OPINIÃO JOGO ABERTO: 05/04/2017
Falta justiça
Esperança de todo cidadão como Poder capaz de equalizar o atendimento as demandas da sociedade, gerir e solucionar conflitos, o Judiciário acumula um questionamento histórico de sua ineficiência, em todos os níveis em que está presente. Uma realidade formada por altos custos da prestação jurisdicional, pelas demoras insuportáveis da instrução processual, tudo reforçado por infindáveis recursos, muitos apenas de caráter protelatório, obrigando partes, magistrados e servidores a cumprir longas esperas, num verdadeiro calvário para se alcançarem soluções.
A resposta sempre esteve em sua alegada falta de estrutura, decorrente de Orçamentos insuficientes porque decotados pelo Poder Executivo, implicando carência de pessoal, no precário estado de suas instalações e de equipamentos auxiliares, cuja conjugação resulta na impunidade e na injustiça. Esse é um quadro conhecido pela sociedade brasileira. Todos nós, cidadãos, dele padecemos; para amenizá-lo, carecemos ainda da reforma dos códigos, cuja prioridade não nos parece compor a agenda de nossos congressistas. Se não conseguimos sequer colocar em discussão fragmentos de tantas aberrações, como, por exemplo, o foro privilegiado, que expectativa teríamos de exercitar outras reformas? Mas as incongruências não param aí.
Nessas últimas semanas, a Presidência da República, num bem-arranjado jogo de poder, preencheu duas vagas de ministro nos tribunais superiores, uma no STF e outra no TSE, com nomes retirados do bolso do colete. Um é Alexandre de Moraes, ex-ministro da Justiça do governo Temer, o mesmo que, numa noite anterior a sua sabatina pelo Senado Federal, reunira-se para um bate-papo informal com senadores num barco no lago Paranoá, sugerindo, no mínimo, a promiscuidade, comum na relação de membros dos Poderes do Estado; um escárnio, como afirmaram muitos que criticaram tal deslize, mas que em nada afetou sua ida para o STF. Outro ministro gestado pelo governo Temer é Admar Gonzaga, que ocupará a vaga de Henrique Neves a partir do dia 17 próximo. Embora já dito que o novo ministro não votará no processo em que a chapa Dilma-Temer poderá ser cassada, ele estará lá, bem sentado, pronto para dar seu pitaco.

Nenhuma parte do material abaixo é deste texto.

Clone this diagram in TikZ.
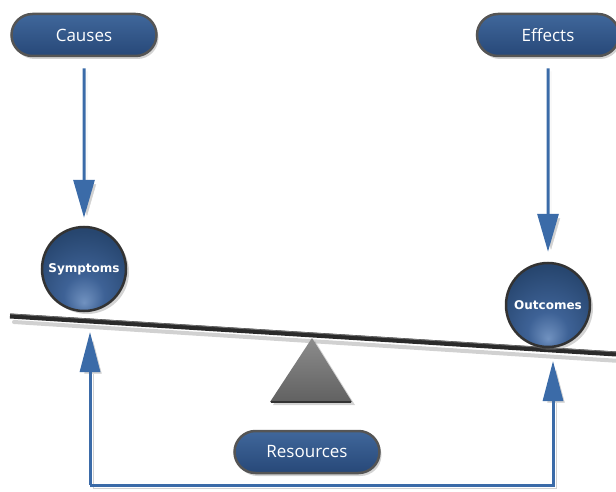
\documentclass[tikz,border=0pt]{standalone}
\usepackage{fontspec}
\setmainfont{Open Sans}
\newfontfamily\ballfont{DejaVu Sans}
\usetikzlibrary{arrows.meta,shadows,shapes.misc}
\definecolor{pilltop}{HTML}{40679B}
\definecolor{pillbot}{HTML}{274878}
\definecolor{rimgray}{HTML}{555555}
\definecolor{arrowblue}{HTML}{3B6BA8}
\definecolor{ballhi}{HTML}{7192C0}
\definecolor{ballmid}{HTML}{3E6296}
\definecolor{balldark}{HTML}{27466F}
\definecolor{beamdark}{HTML}{2A2A2A}
\pgfdeclareradialshading{ballshade}{\pgfpoint{0bp}{-20bp}}{color(0bp)=(ballhi); color(12bp)=(ballmid); color(32bp)=(balldark); color(60bp)=(balldark!75!black)}
\tikzset{
  pill/.style={rounded rectangle, minimum width=145pt, minimum height=42pt, inner sep=0pt,
    draw=rimgray, line width=2.5pt, top color=pilltop, bottom color=pillbot,
    text=white, font=\fontsize{17}{20}\selectfont,
    drop shadow={shadow xshift=2pt, shadow yshift=-3pt, opacity=0.35}},
  ball/.style={circle, minimum size=84pt, inner sep=0pt, draw=black!80, line width=2.5pt,
    shading=ballshade, text=white, font=\ballfont\bfseries\fontsize{12}{14}\selectfont,
    drop shadow={shadow xshift=3pt, shadow yshift=-3pt, opacity=0.35}},
  conn/.style={draw=arrowblue, line width=3pt,
    preaction={draw=black!18, transform canvas={shift={(3pt,-3pt)}}}},
  downtip/.style={-{Triangle[length=38pt,width=21pt]}},
  uptip/.style={-{Triangle[length=40pt,width=20pt]}},
}
\begin{document}
\begin{tikzpicture}[x=1pt,y=-1pt]
\useasboundingbox (0,0) rectangle (616,492);

% beam
\draw[line width=4pt, black!18, line cap=round] (14,322) -- (620,361);
\draw[line width=5pt, beamdark] (10,316) -- (616,354);
\draw[line width=0.8pt, black!55] (10,314) -- (616,352);

% fulcrum
\path[top color=black!45, bottom color=black!62, drop shadow={shadow xshift=3pt, shadow yshift=-3pt, opacity=0.35}]
  (312,338) -- (270,402) -- (352,402) -- cycle;
\draw[line width=2pt, black!80] (271,401.5) -- (351,401.5);

% nodes
\node[pill] (causes) at (84,35) {Causes};
\node[pill, minimum width=142pt] (effects) at (548,35) {Effects};
\node[pill] (resources) at (307,452) {Resources};
\node[ball] (symptoms) at (84,269) {Symptoms};
\node[ball] (outcomes) at (548,305) {Outcomes};

\coordinate (bl) at (90,485);
\coordinate (br) at (553,485);
\coordinate (lt) at (90,332);
\coordinate (rt) at (553,361);

% connectors
\draw[conn, downtip, shorten <=11pt, shorten >=8pt] (causes) -- (symptoms);
\draw[conn, downtip, shorten <=11pt, shorten >=10pt] (effects) -- (outcomes);
\draw[conn, uptip] (bl) -- (lt);
\draw[conn, uptip] (bl) -- (br) -- (rt);
\end{tikzpicture}
\end{document}
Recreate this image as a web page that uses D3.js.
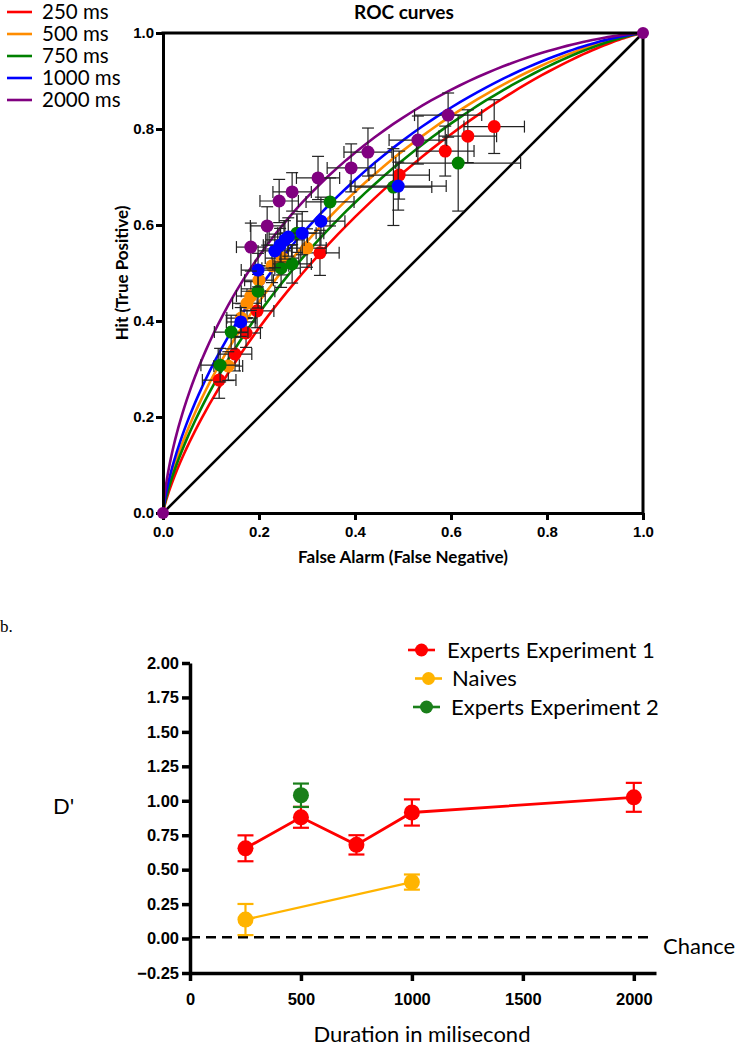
<!DOCTYPE html>
<html>
<head>
<meta charset="utf-8">
<script src="https://cdn.jsdelivr.net/npm/d3@7"></script>
<style>
  body { margin: 0; background: #fff; }
  svg { display: block; font-family: Lato, "Open Sans", sans-serif; }
</style>
</head>
<body>
<div id="vis"></div>
<script>
// ---- panel a: ROC data ----
const durations = ["250 ms", "500 ms", "750 ms", "1000 ms", "2000 ms"]
const rocColors = ["#ff0000", "#ff8c00", "#008000", "#0000ff", "#800080"]
// d' of the fitted binormal curve for each duration
const curveDprime = [0.55, 0.69, 0.63, 0.76, 0.93]

const fa250 = [0.117, 0.15, 0.173, 0.196, 0.327, 0.492, 0.588, 0.635, 0.69]
const hit250 = [0.277, 0.331, 0.375, 0.421, 0.542, 0.704, 0.754, 0.785, 0.805]
const faErr250 = [0.035, 0.035, 0.03, 0.035, 0.04, 0.063, 0.06, 0.06, 0.063]
const hitErr250 = [0.038, 0.035, 0.03, 0.035, 0.047, 0.05, 0.052, 0.055, 0.056]

const fa500 = [0.136, 0.163, 0.175, 0.183, 0.2, 0.227, 0.248, 0.3]
const hit500 = [0.306, 0.406, 0.437, 0.452, 0.485, 0.515, 0.531, 0.552]
const faErr500 = [0.03, 0.03, 0.03, 0.03, 0.03, 0.035, 0.035, 0.04]
const hitErr500 = [0.03, 0.03, 0.03, 0.03, 0.03, 0.035, 0.035, 0.04]

const fa750 = [0.119, 0.142, 0.198, 0.246, 0.269, 0.279, 0.348, 0.48, 0.615]
const hit750 = [0.308, 0.377, 0.462, 0.51, 0.519, 0.583, 0.648, 0.679, 0.729]
const faErr750 = [0.04, 0.035, 0.035, 0.04, 0.04, 0.04, 0.05, 0.08, 0.13]
const hitErr750 = [0.035, 0.035, 0.035, 0.04, 0.04, 0.04, 0.05, 0.08, 0.1]

const fa1000 = [0.162, 0.198, 0.233, 0.244, 0.254, 0.261, 0.29, 0.329, 0.49]
const hit1000 = [0.398, 0.506, 0.546, 0.558, 0.569, 0.575, 0.583, 0.608, 0.681]
const faErr1000 = [0.03, 0.035, 0.035, 0.035, 0.04, 0.04, 0.045, 0.05, 0.1]
const hitErr1000 = [0.03, 0.035, 0.035, 0.035, 0.04, 0.04, 0.045, 0.05, 0.05]

const fa2000 = [0.183, 0.217, 0.242, 0.269, 0.323, 0.392, 0.427, 0.531, 0.594]
const hit2000 = [0.554, 0.598, 0.65, 0.669, 0.698, 0.719, 0.752, 0.777, 0.829]
const faErr2000 = [0.03, 0.035, 0.04, 0.04, 0.045, 0.05, 0.05, 0.06, 0.07]
const hitErr2000 = [0.05, 0.04, 0.045, 0.04, 0.045, 0.05, 0.05, 0.05, 0.046]

const rocTicks = [0, 0.2, 0.4, 0.6, 0.8, 1.0]

// ---- panel b: d' by duration ----
const groups = ["Experts Experiment 1", "Naives", "Experts Experiment 2"]
const groupColors = ["#ff0000", "#ffb400", "#1a7f1a"]
const expert1Dur = [250, 500, 750, 1000, 2000]
const expert1D = [0.655, 0.88, 0.68, 0.915, 1.025]
const expert1Err = [0.094, 0.076, 0.07, 0.095, 0.105]
const naiveDur = [250, 1000]
const naiveD = [0.138, 0.41]
const naiveErr = [0.113, 0.055]
const expert2Dur = [500]
const expert2D = [1.04]
const expert2Err = [0.085]
const dTicks = [-0.25, 0, 0.25, 0.5, 0.75, 1.0, 1.25, 1.5, 1.75, 2.0]
const durTicks = [0, 500, 1000, 1500, 2000]

const svg = d3.select("#vis").append("svg")
    .attr("width", 737)
    .attr("height", 1050)

// ================= panel a =================
const xA = d3.scaleLinear().domain([0, 1]).range([163, 643])
const yA = d3.scaleLinear().domain([0, 1]).range([513, 33])

const rocSeries = [
    {fa: fa250, hit: hit250, fe: faErr250, he: hitErr250},
    {fa: fa500, hit: hit500, fe: faErr500, he: hitErr500},
    {fa: fa750, hit: hit750, fe: faErr750, he: hitErr750},
    {fa: fa1000, hit: hit1000, fe: faErr1000, he: hitErr1000},
    {fa: fa2000, hit: hit2000, fe: faErr2000, he: hitErr2000},
]

// standard normal cdf
function phi(z) {
    const t = 1 / (1 + 0.3275911 * Math.abs(z) / Math.SQRT2)
    const y = 1 - (((((1.061405429 * t - 1.453152027) * t) + 1.421413741) * t - 0.284496736) * t + 0.254829592) * t * Math.exp(-z * z / 2)
    return z >= 0 ? 0.5 * (1 + y) : 0.5 * (1 - y)
}

const crit = d3.range(-5, 5.001, 0.05)
const rocLine = d3.line().x(d => xA(d[0])).y(d => yA(d[1]))

const gA = svg.append("g")

// fitted curves
curveDprime.forEach((dp, i) => {
    let pts = [[1, 1]]
    crit.forEach(c => pts.push([phi(-c), phi(dp - c)]))
    pts.push([0, 0])
    gA.append("path")
        .attr("d", rocLine(pts))
        .attr("fill", "none")
        .attr("stroke", rocColors[i])
        .attr("stroke-width", 2.6)
})

// chance diagonal
gA.append("line")
    .attr("x1", xA(0)).attr("y1", yA(0))
    .attr("x2", xA(1)).attr("y2", yA(1))
    .attr("stroke", "black").attr("stroke-width", 2.6)

// axes
const xAxisA = d3.axisBottom(xA).tickValues(rocTicks).tickFormat(d3.format(".1f")).tickSize(7).tickSizeOuter(0)
const yAxisA = d3.axisLeft(yA).tickValues(rocTicks).tickFormat(d3.format(".1f")).tickSize(7).tickSizeOuter(0)
const gx = gA.append("g").attr("transform", "translate(0,513)").call(xAxisA)
const gy = gA.append("g").attr("transform", "translate(163,0)").call(yAxisA)
;[gx, gy].forEach(g => {
    g.select(".domain").attr("stroke", "black").attr("stroke-width", 3)
    g.selectAll(".tick line").attr("stroke", "black").attr("stroke-width", 3)
    g.selectAll(".tick text").attr("font-size", 15).attr("font-weight", "bold").attr("fill", "black")
})
gx.selectAll(".tick text").attr("dy", "0.95em")
gy.selectAll(".tick text").attr("dx", "1px")

// top and right border
gA.append("line").attr("x1", xA(0) - 1.5).attr("x2", xA(1) + 1.5).attr("y1", yA(1)).attr("y2", yA(1))
    .attr("stroke", "black").attr("stroke-width", 3)
gA.append("line").attr("x1", xA(1)).attr("x2", xA(1)).attr("y1", yA(1)).attr("y2", yA(0))
    .attr("stroke", "black").attr("stroke-width", 3)

// error bars and points
rocSeries.forEach((s, i) => {
    const g = gA.append("g")
    s.fa.forEach((f, j) => {
        const h = s.hit[j], fe = s.fe[j], he = s.he[j]
        const eb = g.append("g").attr("stroke", "#222").attr("stroke-width", 1.2)
        eb.append("line").attr("x1", xA(f - fe)).attr("x2", xA(f + fe)).attr("y1", yA(h)).attr("y2", yA(h))
        eb.append("line").attr("x1", xA(f)).attr("x2", xA(f)).attr("y1", yA(h - he)).attr("y2", yA(h + he))
        ;[f - fe, f + fe].forEach(v => eb.append("line")
            .attr("x1", xA(v)).attr("x2", xA(v)).attr("y1", yA(h) - 6).attr("y2", yA(h) + 6))
        ;[h - he, h + he].forEach(v => eb.append("line")
            .attr("x1", xA(f) - 6).attr("x2", xA(f) + 6).attr("y1", yA(v)).attr("y2", yA(v)))
    })
    g.selectAll("circle")
        .data(s.fa.map((f, j) => [f, s.hit[j]]))
        .enter().append("circle")
        .attr("cx", d => xA(d[0])).attr("cy", d => yA(d[1]))
        .attr("r", 6.5).attr("fill", rocColors[i])
})
// end points
;[[0, 0], [1, 1]].forEach(d => gA.append("circle")
    .attr("cx", xA(d[0])).attr("cy", yA(d[1])).attr("r", 6).attr("fill", rocColors[4]))

// titles
gA.append("text").attr("x", 404).attr("y", 19).attr("text-anchor", "middle")
    .attr("font-size", 19).attr("font-weight", "bold").text("ROC curves")
gA.append("text").attr("x", 403).attr("y", 563).attr("text-anchor", "middle")
    .attr("font-size", 17).attr("font-weight", "bold").text("False Alarm (False Negative)")
gA.append("text").attr("transform", "translate(128,273) rotate(-90)").attr("text-anchor", "middle")
    .attr("font-size", 17).attr("font-weight", "bold").text("Hit (True Positive)")

// legend
durations.forEach((d, i) => {
    const y = 12 + i * 22
    gA.append("line").attr("x1", 7).attr("x2", 32).attr("y1", y).attr("y2", y)
        .attr("stroke", rocColors[i]).attr("stroke-width", 2.6)
    gA.append("text").attr("x", 42).attr("y", y).attr("dy", "0.36em")
        .attr("font-size", 20.5).text(d)
})

// ================= panel b =================
const xB = d3.scaleLinear().domain([0, 2100]).range([190, 656])
const yB = d3.scaleLinear().domain([-0.25, 2.0]).range([973, 663])
const gB = svg.append("g")

gB.append("text").attr("x", 0).attr("y", 632).attr("font-family", "'Liberation Serif', serif")
    .attr("font-size", 17).text("b.")

const xAxisB = d3.axisBottom(xB).tickValues(durTicks).tickFormat(d3.format("d")).tickSize(8).tickSizeOuter(0)
const yAxisB = d3.axisLeft(yB).tickValues(dTicks).tickFormat(d3.format(".2f")).tickSize(8).tickSizeOuter(0)
const gxb = gB.append("g").attr("transform", "translate(0,973)").call(xAxisB)
const gyb = gB.append("g").attr("transform", "translate(190,0)").call(yAxisB)
;[gxb, gyb].forEach(g => {
    g.select(".domain").attr("stroke", "black").attr("stroke-width", 3.5)
    g.selectAll(".tick line").attr("stroke", "black").attr("stroke-width", 3.5)
    g.selectAll(".tick text").attr("font-size", 16.5).attr("font-weight", "bold").attr("fill", "black")
})
gxb.selectAll(".tick text").attr("dy", "1.25em")

// chance line
gB.append("line").attr("x1", xB(0)).attr("x2", xB(2080)).attr("y1", yB(0.01)).attr("y2", yB(0.01))
    .attr("stroke", "black").attr("stroke-width", 2.5).attr("stroke-dasharray", "10,6")
gB.append("text").attr("x", 663).attr("y", yB(0.01)).attr("dy", "0.75em").attr("font-size", 22).text("Chance")

const bSeries = [
    {x: expert1Dur, y: expert1D, e: expert1Err, w: 2.8},
    {x: naiveDur, y: naiveD, e: naiveErr, w: 2.4},
    {x: expert2Dur, y: expert2D, e: expert2Err, w: 2.4},
]
const lineB = d3.line().x(d => xB(d[0])).y(d => yB(d[1]))
bSeries.forEach((s, i) => {
    const pts = s.x.map((v, j) => [v, s.y[j], s.e[j]])
    const g = gB.append("g")
    g.append("path").attr("d", lineB(pts)).attr("fill", "none")
        .attr("stroke", groupColors[i]).attr("stroke-width", s.w)
    pts.forEach(d => {
        const eb = g.append("g").attr("stroke", groupColors[i]).attr("stroke-width", 2.2)
        eb.append("line").attr("x1", xB(d[0])).attr("x2", xB(d[0])).attr("y1", yB(d[1] - d[2])).attr("y2", yB(d[1] + d[2]))
        ;[d[1] - d[2], d[1] + d[2]].forEach(v => eb.append("line")
            .attr("x1", xB(d[0]) - 8).attr("x2", xB(d[0]) + 8).attr("y1", yB(v)).attr("y2", yB(v)))
    })
    g.selectAll("circle").data(pts).enter().append("circle")
        .attr("cx", d => xB(d[0])).attr("cy", d => yB(d[1])).attr("r", 8).attr("fill", groupColors[i])
})

// legend b
const legX = [408, 415, 413]
const legTextX = [447, 452, 451]
groups.forEach((gname, i) => {
    const y = 650 + i * 28.5
    gB.append("line").attr("x1", legX[i]).attr("x2", legX[i] + 27).attr("y1", y).attr("y2", y)
        .attr("stroke", groupColors[i]).attr("stroke-width", 2.6)
    gB.append("circle").attr("cx", legX[i] + 13.5).attr("cy", y).attr("r", 6.5).attr("fill", groupColors[i])
    gB.append("text").attr("x", legTextX[i]).attr("y", y).attr("dy", "0.36em").attr("font-size", 22).text(gname)
})

gB.append("text").attr("x", 53).attr("y", 806).attr("dy", "0.36em").attr("font-size", 22).text("D'")
gB.append("text").attr("x", 422).attr("y", 1034).attr("dy", "0.36em").attr("text-anchor", "middle")
    .attr("font-size", 22).text("Duration in milisecond")
</script>
</body>
</html>
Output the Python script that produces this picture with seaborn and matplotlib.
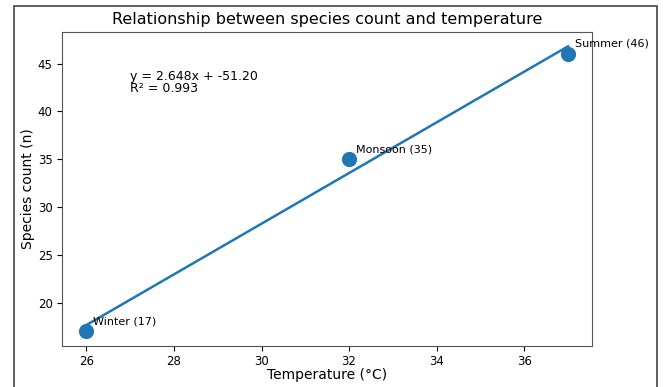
import numpy as np
import pandas as pd
import matplotlib
matplotlib.use("Agg")
import matplotlib.pyplot as plt
import seaborn as sns
from matplotlib.patches import Rectangle

seasons = ["Winter", "Monsoon", "Summer"]
temperature = [26, 32, 37]
species = [17, 35, 46]

df = pd.DataFrame({"season": seasons, "temp": temperature, "species": species})
slope, intercept = np.polyfit(df["temp"], df["species"], 1)
pred = slope * df["temp"] + intercept
r2 = 1 - ((df["species"] - pred) ** 2).sum() / ((df["species"] - df["species"].mean()) ** 2).sum()
fit = pd.DataFrame({"temp": df["temp"], "fit": pred})

fig = plt.figure(figsize=(6.63, 3.87), dpi=100)
ax = fig.add_axes([0.094, 0.107, 0.799, 0.810])
color = "#1f77b4"
sns.scatterplot(data=df, x="temp", y="species", s=120, color=color, edgecolor=color, linewidth=0, ax=ax, zorder=3)
sns.lineplot(data=fit, x="temp", y="fit", color=color, linewidth=1.8, ax=ax)

for _, r in df.iterrows():
    ax.annotate(f"{r['season']} ({r['species']})", (r["temp"], r["species"]),
                xytext=(5, 5), textcoords="offset points", fontsize=8)

ax.text(27, 42, f"y = {slope:.3f}x + {intercept:.2f}\nR² = {r2:.3f}", fontsize=9, linespacing=0.9)

ax.set_title("Relationship between species count and temperature", fontsize=11.5)
ax.set_xlabel("Temperature (°C)", fontsize=10, labelpad=0)
ax.set_ylabel("Species count (n)", fontsize=10, labelpad=2)
ax.tick_params(labelsize=8.5)
ax.set_xticks([26, 28, 30, 32, 34, 36])
ax.set_yticks([20, 25, 30, 35, 40, 45])
for s in ax.spines.values():
    s.set_color("#555555")

fig.patches.append(Rectangle((14, -10), 643, 391, transform=None, fill=False,
                             edgecolor="#444444", linewidth=1.2, figure=fig))
fig.savefig("out.png", dpi=100)
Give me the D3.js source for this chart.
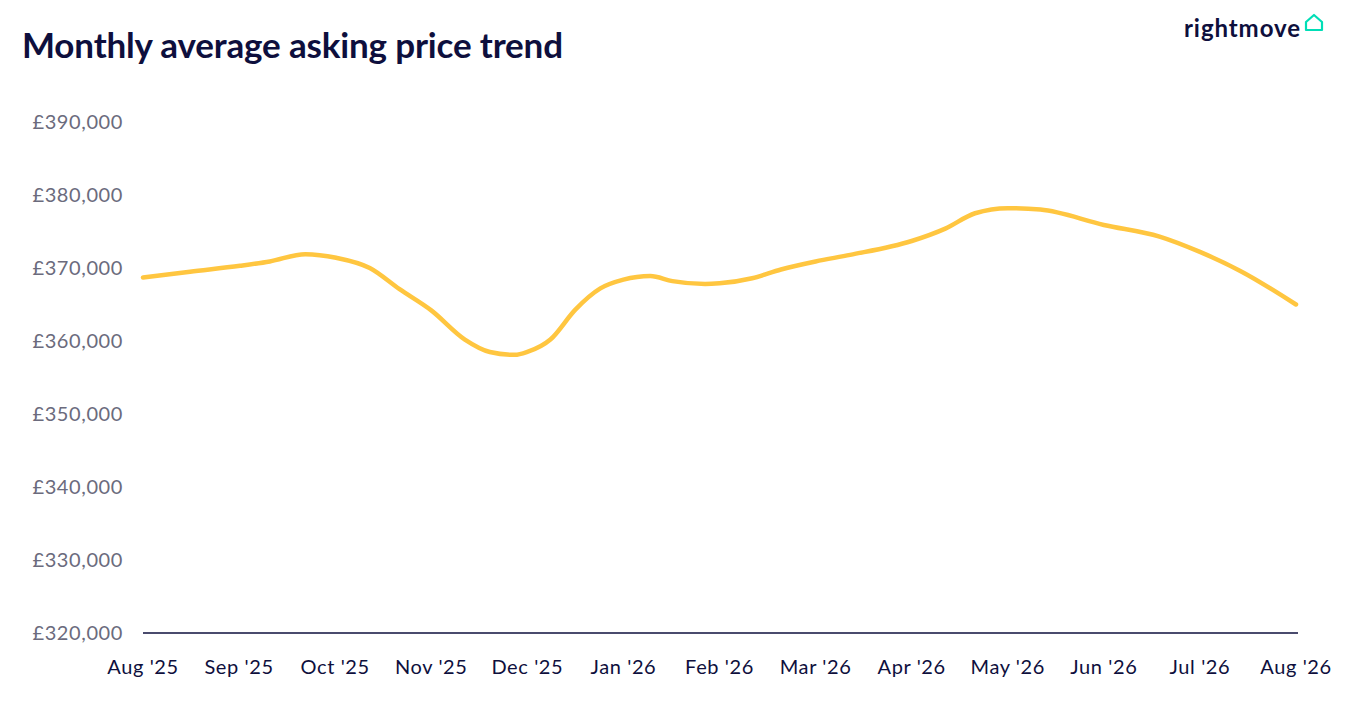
<!DOCTYPE html>
<html><head><meta charset="utf-8">
<script src="https://cdn.jsdelivr.net/npm/d3@7"></script>
<style>body{margin:0;background:#fff;font-family:Lato,"Open Sans",sans-serif}</style>
</head><body><svg id="c" width="1368" height="702"></svg>
<script>
const monthLabels=["Aug '25","Sep '25","Oct '25","Nov '25","Dec '25","Jan '26","Feb '26","Mar '26","Apr '26","May '26","Jun '26","Jul '26","Aug '26"];
const yTicks=[320000,330000,340000,350000,360000,370000,380000,390000];
// position in months from Aug '25, and asking price
const monthPos=[0,0.49,1.01,1.32,1.69,2.01,2.36,2.67,3.0,3.35,3.61,3.87,4.0,4.24,4.5,4.76,5.0,5.28,5.51,5.85,6.0,6.34,6.64,7.0,7.36,8.0,8.35,8.66,9.0,9.34,10.0,10.58,11.0,11.42,12.0];
const prices=[368700,369500,370300,370900,371900,371400,370000,367100,364200,360200,358500,358100,358500,360200,364300,367200,368400,368900,368200,367800,367900,368600,369800,370900,371800,373700,375400,377500,378200,378000,375900,374300,372200,369600,365000];

const svg=d3.select("#c");
const x=d3.scaleLinear().domain([0,12]).range([143,1296]);
const y=d3.scaleLinear().domain([320000,390000]).range([633,122]);
const navy="#0e0f3d";
svg.append("text").attr("x",22).attr("y",58).attr("font-size",35).attr("font-weight",700).attr("fill",navy).attr("textLength",541).text("Monthly average asking price trend");
svg.append("text").attr("x",1184).attr("y",37).attr("font-size",24).attr("font-weight",700).attr("fill",navy).attr("textLength",116).text("rightmove");
svg.append("path").attr("d","M1306,30 L1306,22 L1314,15 L1322,22 L1322,30 Z").attr("fill","none").attr("stroke","#00deb6").attr("stroke-width",2.2).attr("stroke-linejoin","round");

svg.selectAll(".yt").data(yTicks).join("text").attr("x",123).attr("y",d=>y(d)+7).attr("text-anchor","end")
 .attr("font-size",20).attr("letter-spacing","0.6").attr("fill","#6b6b7d").text(d=>"£"+d3.format(",")(d));
svg.append("line").attr("x1",143).attr("x2",1298).attr("y1",y(320000)).attr("y2",y(320000)).attr("stroke",navy).attr("stroke-width",1.5);
svg.selectAll(".xt").data(monthLabels).join("text").attr("x",(d,i)=>x(i)).attr("y",674).attr("text-anchor","middle")
 .attr("font-size",20).attr("letter-spacing","0.6").attr("fill",navy).text(d=>d);
const line=d3.line().x((d,i)=>x(monthPos[i])).y(d=>y(d)).curve(d3.curveMonotoneX);
svg.append("path").attr("d",line(prices)).attr("fill","none").attr("stroke","#ffc640").attr("stroke-width",4.5).attr("stroke-linecap","round");
</script></body></html>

Na semana anterior, assistimos à prisão de conselheiros do Tribunal de Contas do Rio de Janeiro (tribunais de Contas não são órgãos do Poder Judiciário) por suspeita de favores prestados a membros do Executivo fluminense, em troca de propinas, por meio de decisões interpretadas como quem fizera vista grossa a dezenas de atos administrativos que talvez não passassem despercebidos a qualquer delegado de polícia. Conselheiros dos tribunais de Contas são escolhas pessoais de governadores; sempre caberá a tais conselheiros o exame das contas dos mesmos governadores, em alguns casos daqueles que os nomearam.
No plano dos Estados, desembargadores e procuradores gerais de Justiça são também escolhas de seus governadores; no plano federal, igualmente, ministros dos tribunais superiores e do Tribunal de Contas da União são escolhas do presidente da República. Por que nunca se pensou em outros critérios para provimento desses cargos? São todas funções eminentemente técnicas, que certamente seriam mais bem prestadas por quem se submetesse a algum processo de mensuração de sua qualificação moral e intelectual. É exagerada tal pretensão?